(Task directions): Skip the pictures. Set down, word for word, the lines from the start of the material up to and including the line with "(0,0) rectangle (1401,867);".

==========

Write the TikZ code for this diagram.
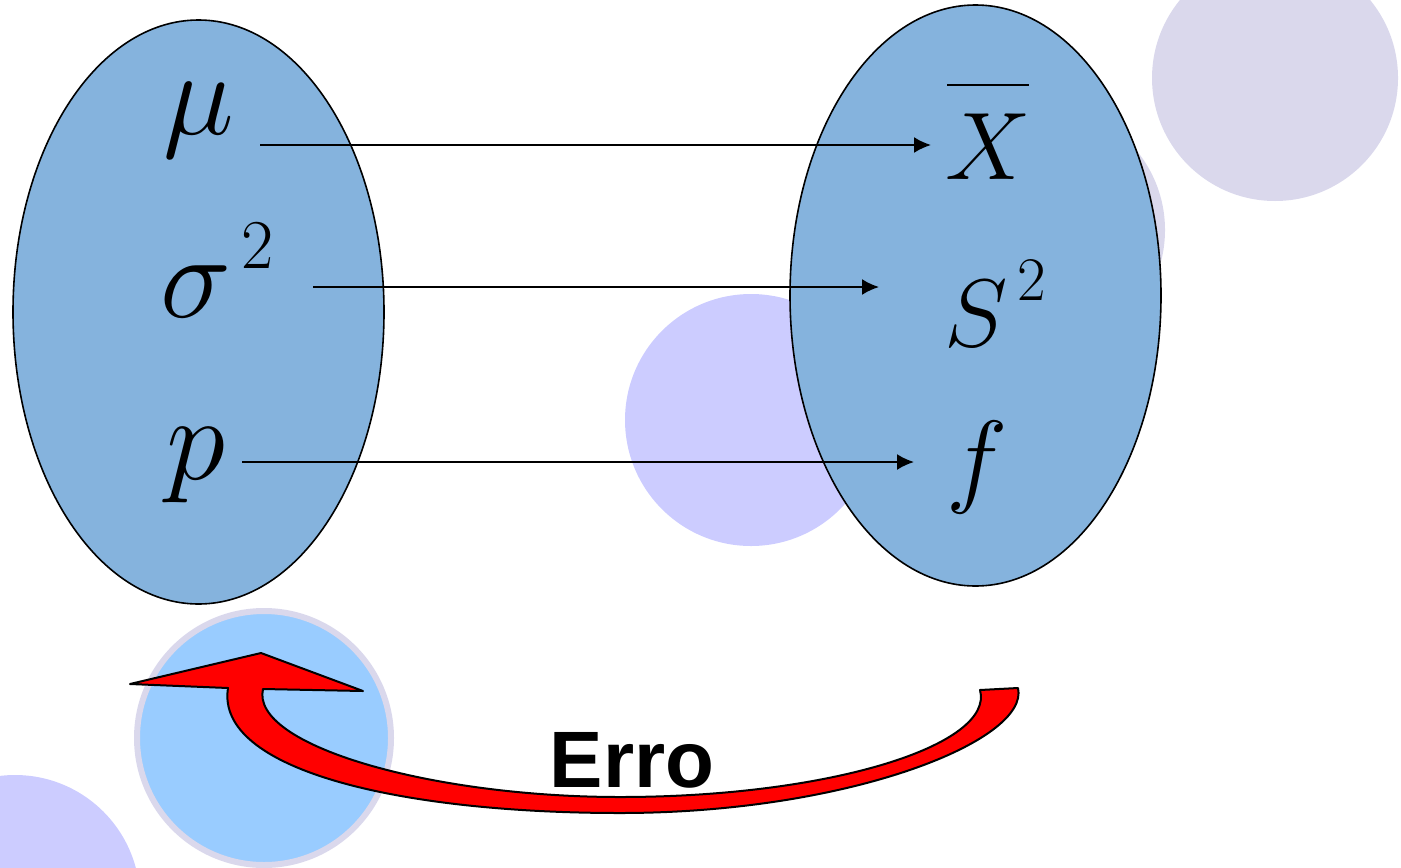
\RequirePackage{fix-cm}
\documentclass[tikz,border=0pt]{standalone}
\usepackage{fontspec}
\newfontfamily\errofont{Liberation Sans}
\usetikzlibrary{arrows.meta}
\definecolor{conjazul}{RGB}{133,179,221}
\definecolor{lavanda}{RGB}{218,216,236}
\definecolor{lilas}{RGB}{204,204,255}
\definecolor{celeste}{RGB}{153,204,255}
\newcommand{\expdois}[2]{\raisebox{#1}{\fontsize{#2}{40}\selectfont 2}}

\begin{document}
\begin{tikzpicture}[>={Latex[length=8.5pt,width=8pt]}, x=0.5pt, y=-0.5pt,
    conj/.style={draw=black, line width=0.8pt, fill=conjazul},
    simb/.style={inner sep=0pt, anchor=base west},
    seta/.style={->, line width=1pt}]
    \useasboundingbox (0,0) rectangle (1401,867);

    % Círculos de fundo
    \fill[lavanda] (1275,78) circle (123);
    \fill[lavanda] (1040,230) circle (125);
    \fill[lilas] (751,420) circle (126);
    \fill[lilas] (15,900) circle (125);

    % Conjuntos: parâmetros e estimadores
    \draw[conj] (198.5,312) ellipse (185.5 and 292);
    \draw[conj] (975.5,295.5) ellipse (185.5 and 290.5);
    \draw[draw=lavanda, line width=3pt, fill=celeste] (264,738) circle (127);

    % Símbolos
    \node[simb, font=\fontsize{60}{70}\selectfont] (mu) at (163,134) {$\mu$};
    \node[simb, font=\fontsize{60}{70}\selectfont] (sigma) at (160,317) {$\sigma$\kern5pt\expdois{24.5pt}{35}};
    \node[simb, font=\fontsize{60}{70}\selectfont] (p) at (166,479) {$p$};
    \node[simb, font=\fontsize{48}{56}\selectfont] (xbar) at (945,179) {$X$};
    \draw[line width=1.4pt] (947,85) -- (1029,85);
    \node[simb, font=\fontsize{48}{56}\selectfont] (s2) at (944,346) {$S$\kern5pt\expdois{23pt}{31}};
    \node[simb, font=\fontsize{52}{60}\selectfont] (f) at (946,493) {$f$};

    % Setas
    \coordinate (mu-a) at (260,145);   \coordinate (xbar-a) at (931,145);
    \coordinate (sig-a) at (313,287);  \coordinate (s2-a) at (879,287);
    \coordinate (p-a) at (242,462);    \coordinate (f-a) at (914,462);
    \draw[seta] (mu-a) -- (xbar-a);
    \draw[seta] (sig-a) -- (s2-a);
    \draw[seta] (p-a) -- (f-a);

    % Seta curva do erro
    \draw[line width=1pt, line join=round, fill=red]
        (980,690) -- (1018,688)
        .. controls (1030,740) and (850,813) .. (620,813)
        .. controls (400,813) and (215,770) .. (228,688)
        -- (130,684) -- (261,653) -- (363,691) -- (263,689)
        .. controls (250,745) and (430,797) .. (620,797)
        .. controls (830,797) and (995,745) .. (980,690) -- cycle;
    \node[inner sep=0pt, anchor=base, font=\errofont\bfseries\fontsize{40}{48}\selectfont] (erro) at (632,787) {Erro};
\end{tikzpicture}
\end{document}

==========

(Answer to this problem):
Write the TikZ code for this diagram.
\RequirePackage{fix-cm}
\documentclass[tikz,border=0pt]{standalone}
\usepackage{fontspec}
\newfontfamily\errofont{Liberation Sans}
\usetikzlibrary{arrows.meta}
\definecolor{conjazul}{RGB}{133,179,221}
\definecolor{lavanda}{RGB}{218,216,236}
\definecolor{lilas}{RGB}{204,204,255}
\definecolor{celeste}{RGB}{153,204,255}
\newcommand{\expdois}[2]{\raisebox{#1}{\fontsize{#2}{40}\selectfont 2}}

\begin{document}
\begin{tikzpicture}[>={Latex[length=8.5pt,width=8pt]}, x=0.5pt, y=-0.5pt,
    conj/.style={draw=black, line width=0.8pt, fill=conjazul},
    simb/.style={inner sep=0pt, anchor=base west},
    seta/.style={->, line width=1pt}]
    \useasboundingbox (0,0) rectangle (1401,867);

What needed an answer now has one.